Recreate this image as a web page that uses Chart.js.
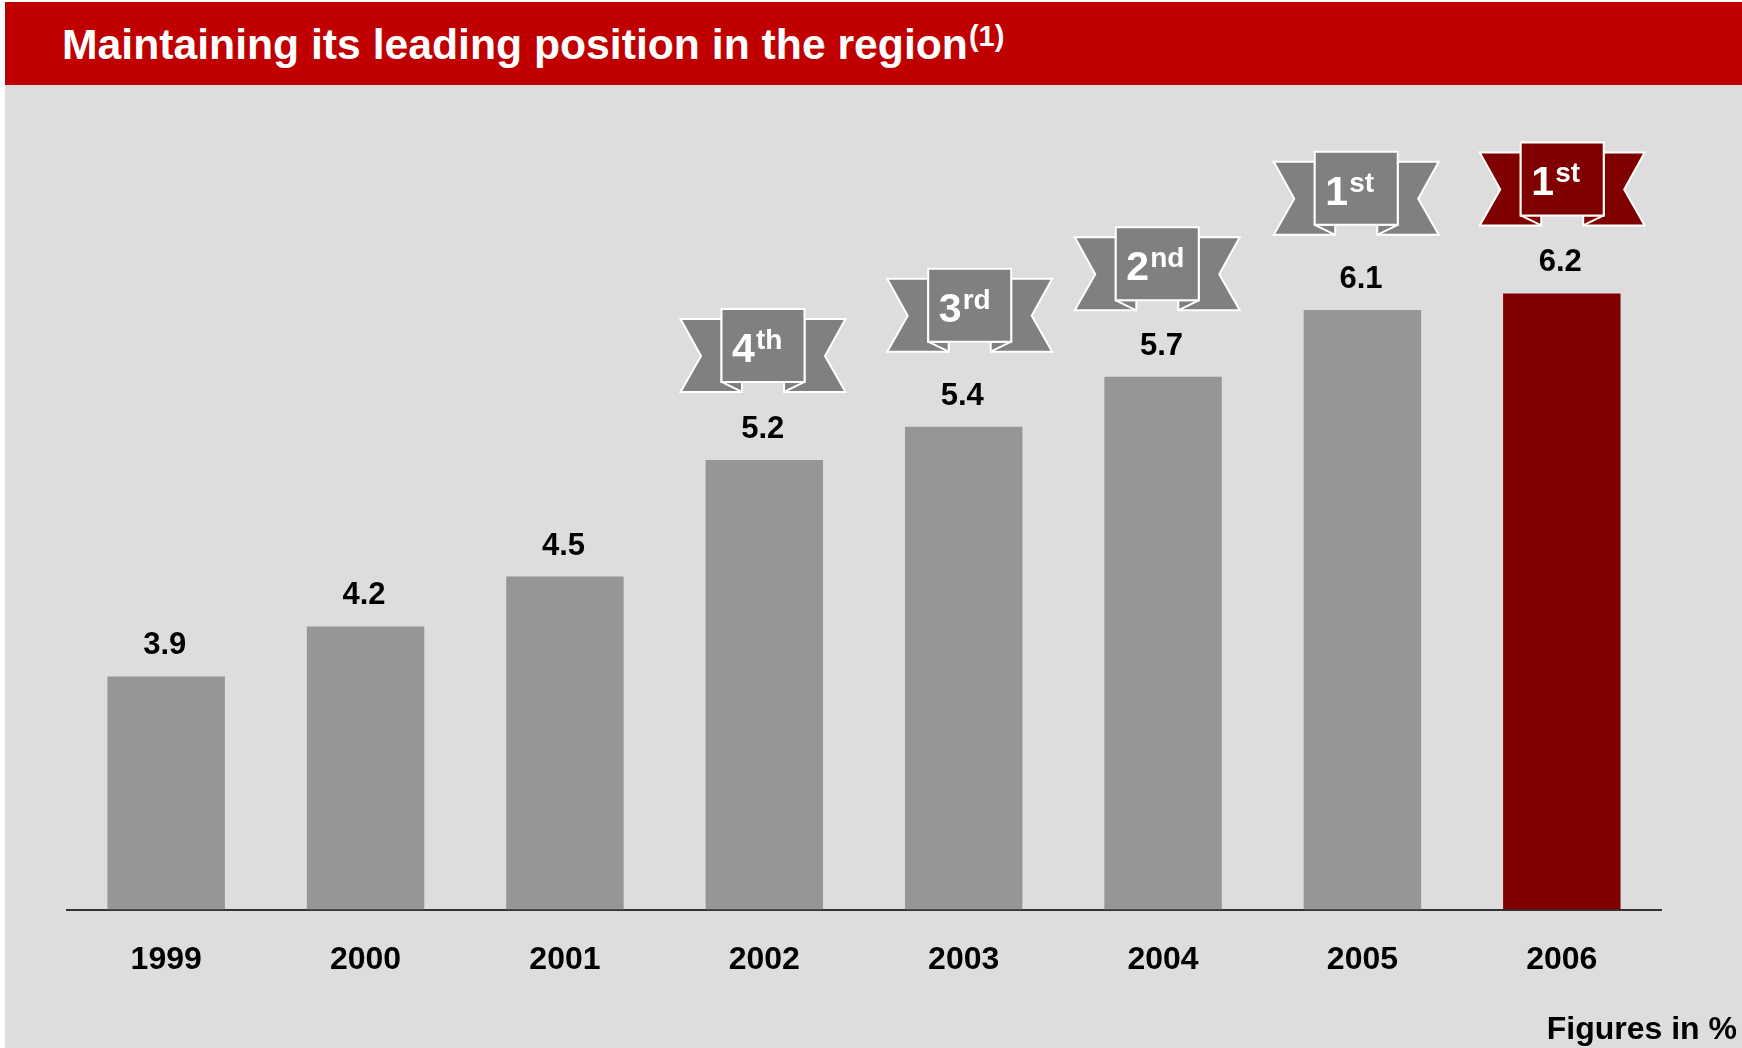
<!DOCTYPE html>
<html><head><meta charset="utf-8">
<script src="https://cdn.jsdelivr.net/npm/chart.js@4"></script>
<style>
html,body{margin:0;padding:0;background:#fff;width:1742px;height:1048px;overflow:hidden}
#panel{position:absolute;left:5px;top:85px;right:0;bottom:0;background:#dddddd}
#band{position:absolute;left:5px;top:2px;right:0;height:83px;background:#c00000}
#title{position:absolute;left:62px;top:19px;color:#fff;font:bold 42.7px/50px "Liberation Sans",Arial,sans-serif;white-space:nowrap}
#title sup{font-size:29px;line-height:0;vertical-align:13px;margin-left:1px}
#note{position:absolute;right:5px;top:1010px;color:#000;font:bold 32px/36px "Liberation Sans",Arial,sans-serif;white-space:nowrap}
canvas{position:absolute;left:0;top:0}
</style></head>
<body>
<div id="panel"></div><div id="band"></div>
<div id="title">Maintaining its leading position in the region<sup>(1)</sup></div>
<canvas id="c" width="1742" height="1048"></canvas>
<div id="note">Figures in %</div>
<script>
const years = ['1999','2000','2001','2002','2003','2004','2005','2006'];
const shares = [3.9,4.2,4.5,5.2,5.4,5.7,6.1,6.2];
const barColors = ['#969696','#969696','#969696','#969696','#969696','#969696','#969696','#800000'];
const rankNumbers = [null,null,null,'4','3','2','1','1'];
const rankSuffixes = [null,null,null,'th','rd','nd','st','st'];
const ribbonColors = [null,null,null,'#808080','#808080','#808080','#808080','#800000'];
const ribbonShiftX = [0,0,0,-1.3,6,-5.8,-6.2,0.4];
const ribbonLift = [0,0,0,151,158,149.4,158.3,151];

const FONT = '"Liberation Sans",Arial,sans-serif';

const overlay = {
  id:'overlay',
  afterDatasetsDraw(chart){
    const ctx = chart.ctx, bars = chart.getDatasetMeta(0).data;
    ctx.save();
    bars.forEach((bar,i)=>{
      ctx.fillStyle='#000';
      ctx.font='bold 31px '+FONT;
      ctx.textAlign='center';
      ctx.textBaseline='alphabetic';
      ctx.fillText(shares[i].toFixed(1), bar.x-1.5, bar.y-22);
      if(rankNumbers[i]) drawRibbon(ctx, bar.x+ribbonShiftX[i], bar.y-ribbonLift[i], ribbonColors[i], rankNumbers[i], rankSuffixes[i]);
    });
    ctx.restore();
  }
};

function drawRibbon(ctx,cx,top,color,num,suf){
  const l=cx-41.5, r=cx+41.5;
  ctx.lineWidth=2; ctx.strokeStyle='#fff'; ctx.fillStyle=color; ctx.lineJoin='miter';
  const wing=(s)=>{
    const x=d=>cx+s*d;
    ctx.beginPath();
    ctx.moveTo(x(41.5),top+10);
    ctx.lineTo(x(82.5),top+10);
    ctx.lineTo(x(62),top+47);
    ctx.lineTo(x(82.5),top+83);
    ctx.lineTo(x(21),top+83);
    ctx.lineTo(x(21),top+73);
    ctx.lineTo(x(41.5),top+73);
    ctx.closePath();
    ctx.fill(); ctx.stroke();
    ctx.beginPath();
    ctx.moveTo(x(41.5),top+73);
    ctx.lineTo(x(21),top+83);
    ctx.stroke();
  };
  wing(-1); wing(1);
  ctx.beginPath(); ctx.rect(l,top,83,73); ctx.fill(); ctx.stroke();
  ctx.fillStyle='#fff'; ctx.textAlign='left'; ctx.textBaseline='alphabetic';
  ctx.font='bold 41px '+FONT;
  ctx.fillText(num,l+10.5,top+53);
  ctx.font='bold 28px '+FONT;
  ctx.fillText(suf,l+34.5,top+40);
}

new Chart(document.getElementById('c'),{
  type:'bar',
  data:{labels:years,datasets:[{data:shares,backgroundColor:barColors,barPercentage:0.589,categoryPercentage:1,borderWidth:0,base:2.5}]},
  options:{
    responsive:false,animation:false,
    layout:{padding:{left:66.5,right:80.5,top:77,bottom:0}},
    plugins:{legend:{display:false},title:{display:false},tooltip:{enabled:false}},
    scales:{
      y:{display:false,min:2.5,max:7.5},
      x:{
        afterFit(s){s.height=138.5;},
        grid:{display:false,drawTicks:false},
        border:{display:true,color:'#333',width:2},
        ticks:{color:'#000',font:{family:FONT,size:32,weight:'bold'},padding:31.5,maxRotation:0,autoSkip:false}
      }
    }
  },
  plugins:[overlay]
});
</script>
</body></html>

THE REQUEST: Take the listing above and restate it word for word, without its pictures.

SOLUTION TO THIS TASK:
Recreate this image as a web page that uses Chart.js.
<!DOCTYPE html>
<html><head><meta charset="utf-8">
<script src="https://cdn.jsdelivr.net/npm/chart.js@4"></script>
<style>
html,body{margin:0;padding:0;background:#fff;width:1742px;height:1048px;overflow:hidden}
#panel{position:absolute;left:5px;top:85px;right:0;bottom:0;background:#dddddd}
#band{position:absolute;left:5px;top:2px;right:0;height:83px;background:#c00000}
#title{position:absolute;left:62px;top:19px;color:#fff;font:bold 42.7px/50px "Liberation Sans",Arial,sans-serif;white-space:nowrap}
#title sup{font-size:29px;line-height:0;vertical-align:13px;margin-left:1px}
#note{position:absolute;right:5px;top:1010px;color:#000;font:bold 32px/36px "Liberation Sans",Arial,sans-serif;white-space:nowrap}
canvas{position:absolute;left:0;top:0}
</style></head>
<body>
<div id="panel"></div><div id="band"></div>
<div id="title">Maintaining its leading position in the region<sup>(1)</sup></div>
<canvas id="c" width="1742" height="1048"></canvas>
<div id="note">Figures in %</div>
<script>
const years = ['1999','2000','2001','2002','2003','2004','2005','2006'];
const shares = [3.9,4.2,4.5,5.2,5.4,5.7,6.1,6.2];
const barColors = ['#969696','#969696','#969696','#969696','#969696','#969696','#969696','#800000'];
const rankNumbers = [null,null,null,'4','3','2','1','1'];
const rankSuffixes = [null,null,null,'th','rd','nd','st','st'];
const ribbonColors = [null,null,null,'#808080','#808080','#808080','#808080','#800000'];
const ribbonShiftX = [0,0,0,-1.3,6,-5.8,-6.2,0.4];
const ribbonLift = [0,0,0,151,158,149.4,158.3,151];

const FONT = '"Liberation Sans",Arial,sans-serif';

const overlay = {
  id:'overlay',
  afterDatasetsDraw(chart){
    const ctx = chart.ctx, bars = chart.getDatasetMeta(0).data;
    ctx.save();
    bars.forEach((bar,i)=>{
      ctx.fillStyle='#000';
      ctx.font='bold 31px '+FONT;
      ctx.textAlign='center';
      ctx.textBaseline='alphabetic';
      ctx.fillText(shares[i].toFixed(1), bar.x-1.5, bar.y-22);
      if(rankNumbers[i]) drawRibbon(ctx, bar.x+ribbonShiftX[i], bar.y-ribbonLift[i], ribbonColors[i], rankNumbers[i], rankSuffixes[i]);
    });
    ctx.restore();
  }
};

function drawRibbon(ctx,cx,top,color,num,suf){
  const l=cx-41.5, r=cx+41.5;
  ctx.lineWidth=2; ctx.strokeStyle='#fff'; ctx.fillStyle=color; ctx.lineJoin='miter';
  const wing=(s)=>{
    const x=d=>cx+s*d;
    ctx.beginPath();
    ctx.moveTo(x(41.5),top+10);
    ctx.lineTo(x(82.5),top+10);
    ctx.lineTo(x(62),top+47);
    ctx.lineTo(x(82.5),top+83);
    ctx.lineTo(x(21),top+83);
    ctx.lineTo(x(21),top+73);
    ctx.lineTo(x(41.5),top+73);
    ctx.closePath();
    ctx.fill(); ctx.stroke();
    ctx.beginPath();
    ctx.moveTo(x(41.5),top+73);
    ctx.lineTo(x(21),top+83);
    ctx.stroke();
  };
  wing(-1); wing(1);
  ctx.beginPath(); ctx.rect(l,top,83,73); ctx.fill(); ctx.stroke();
  ctx.fillStyle='#fff'; ctx.textAlign='left'; ctx.textBaseline='alphabetic';
  ctx.font='bold 41px '+FONT;
  ctx.fillText(num,l+10.5,top+53);
  ctx.font='bold 28px '+FONT;
  ctx.fillText(suf,l+34.5,top+40);
}

new Chart(document.getElementById('c'),{
  type:'bar',
  data:{labels:years,datasets:[{data:shares,backgroundColor:barColors,barPercentage:0.589,categoryPercentage:1,borderWidth:0,base:2.5}]},
  options:{
    responsive:false,animation:false,
    layout:{padding:{left:66.5,right:80.5,top:77,bottom:0}},
    plugins:{legend:{display:false},title:{display:false},tooltip:{enabled:false}},
    scales:{
      y:{display:false,min:2.5,max:7.5},
      x:{
        afterFit(s){s.height=138.5;},
        grid:{display:false,drawTicks:false},
        border:{display:true,color:'#333',width:2},
        ticks:{color:'#000',font:{family:FONT,size:32,weight:'bold'},padding:31.5,maxRotation:0,autoSkip:false}
      }
    }
  },
  plugins:[overlay]
});
</script>
</body></html>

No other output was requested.